Believe in God and believe in me.
Let your faith—as it cleaves to God through me, as it knows and trusts in God through me—be a real working faith. Let that faith control your mind, rule your will, and take captive your whole life.
Then your heart will not be troubled, no matter how dark the way may be.
Then the peace that surpasses all understanding will keep your hearts and minds, no matter how dark the night of your suffering may be.
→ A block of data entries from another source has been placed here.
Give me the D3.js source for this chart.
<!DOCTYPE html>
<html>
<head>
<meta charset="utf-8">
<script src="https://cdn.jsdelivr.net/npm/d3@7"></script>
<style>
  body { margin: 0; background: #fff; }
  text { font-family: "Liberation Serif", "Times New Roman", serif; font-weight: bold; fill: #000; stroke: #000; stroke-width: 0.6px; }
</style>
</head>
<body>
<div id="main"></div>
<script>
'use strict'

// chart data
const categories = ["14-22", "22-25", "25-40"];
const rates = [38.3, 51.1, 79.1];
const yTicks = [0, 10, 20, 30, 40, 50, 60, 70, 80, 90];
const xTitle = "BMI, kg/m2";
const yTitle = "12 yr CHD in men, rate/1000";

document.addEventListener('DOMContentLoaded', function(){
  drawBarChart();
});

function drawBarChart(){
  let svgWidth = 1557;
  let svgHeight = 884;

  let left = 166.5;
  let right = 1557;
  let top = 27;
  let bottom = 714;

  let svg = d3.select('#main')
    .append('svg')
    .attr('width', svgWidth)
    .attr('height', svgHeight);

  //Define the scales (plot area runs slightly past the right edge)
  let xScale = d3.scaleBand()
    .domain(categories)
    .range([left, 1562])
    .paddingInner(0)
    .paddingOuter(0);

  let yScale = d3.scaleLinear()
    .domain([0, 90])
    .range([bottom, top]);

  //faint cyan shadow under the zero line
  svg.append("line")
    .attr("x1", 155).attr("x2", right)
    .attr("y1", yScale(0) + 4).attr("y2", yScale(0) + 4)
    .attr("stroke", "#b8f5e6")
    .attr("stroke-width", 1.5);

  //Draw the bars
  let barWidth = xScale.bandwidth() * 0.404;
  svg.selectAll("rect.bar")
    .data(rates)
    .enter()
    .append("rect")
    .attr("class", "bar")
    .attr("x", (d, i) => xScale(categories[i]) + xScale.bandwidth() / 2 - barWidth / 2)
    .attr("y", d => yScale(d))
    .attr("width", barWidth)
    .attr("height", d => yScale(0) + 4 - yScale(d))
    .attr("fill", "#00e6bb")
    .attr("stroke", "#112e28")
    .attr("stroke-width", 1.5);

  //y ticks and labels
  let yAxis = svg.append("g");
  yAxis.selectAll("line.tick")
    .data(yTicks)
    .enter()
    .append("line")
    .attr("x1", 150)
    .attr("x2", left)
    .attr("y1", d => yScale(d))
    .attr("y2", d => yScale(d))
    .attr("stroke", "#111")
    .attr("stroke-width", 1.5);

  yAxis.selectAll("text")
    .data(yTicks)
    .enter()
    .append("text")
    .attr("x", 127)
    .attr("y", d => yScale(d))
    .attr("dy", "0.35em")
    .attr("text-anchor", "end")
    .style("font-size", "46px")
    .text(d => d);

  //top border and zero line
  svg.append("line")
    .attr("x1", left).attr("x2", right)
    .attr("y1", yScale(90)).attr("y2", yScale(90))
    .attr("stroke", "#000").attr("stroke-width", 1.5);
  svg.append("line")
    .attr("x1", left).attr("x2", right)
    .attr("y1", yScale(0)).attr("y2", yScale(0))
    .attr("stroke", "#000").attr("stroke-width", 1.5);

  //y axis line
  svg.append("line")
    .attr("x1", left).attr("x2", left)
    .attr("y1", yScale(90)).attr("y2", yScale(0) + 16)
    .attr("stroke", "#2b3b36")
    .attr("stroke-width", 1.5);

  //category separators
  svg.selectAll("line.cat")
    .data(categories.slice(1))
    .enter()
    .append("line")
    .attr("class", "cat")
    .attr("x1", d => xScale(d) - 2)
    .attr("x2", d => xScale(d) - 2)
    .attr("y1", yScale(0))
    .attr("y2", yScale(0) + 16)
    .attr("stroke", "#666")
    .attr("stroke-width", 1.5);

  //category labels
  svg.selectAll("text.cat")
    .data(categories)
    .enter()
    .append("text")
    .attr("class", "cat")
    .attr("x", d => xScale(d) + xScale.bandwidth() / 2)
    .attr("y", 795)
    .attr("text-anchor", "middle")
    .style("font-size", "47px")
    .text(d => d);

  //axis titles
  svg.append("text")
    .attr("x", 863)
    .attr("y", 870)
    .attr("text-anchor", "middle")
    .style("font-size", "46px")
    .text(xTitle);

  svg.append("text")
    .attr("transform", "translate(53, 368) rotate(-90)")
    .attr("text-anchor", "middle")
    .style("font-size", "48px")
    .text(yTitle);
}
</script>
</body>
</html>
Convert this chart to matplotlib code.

Indeed, God in Christ, the God who so wondrously loved you from before the foundation of the world, has granted to you the highest good, has reserved for you the most glorious salvation, and has foreordained that you should be conformed to the image of his Son and live with him eternally. He is the one who foreordained all things in such a way that they must work together to attain the glorious goal of your eternal blessedness in his tabernacle. Everything, literally everything—all things in heaven and on the earth, living and inert creatures, friend and foe, angel and devil, and all their activity and deeds—he has designated, arranged, and given such a place to them in his eternal counsel that they all must cooperate toward your salvation.
That is why everything is so very certain.
That is why everything, literally everything, is so wise and good. Therefore, there is no enemy that can do you harm, no adversity that can hurt you, no sickness and no death that does not serve your good. There are no storm clouds threatening, no hurricanes raging, no waves rising so high, no nights so dark, and no ranting enemies so hateful that they will ever be able to do anything other than work together for the good of those who love God.
Believe in God, believe also in me.
Believe in the God of your complete salvation.
Know him. Trust in him. Do not look first at the storms of life, at the enemies who would destroy you, but look first to God who has loved you with an eternal, unchangeable love revealed to you in Christ Jesus.
Then your heart will not be troubled. Then you know and feel in the depths of your soul that all is well.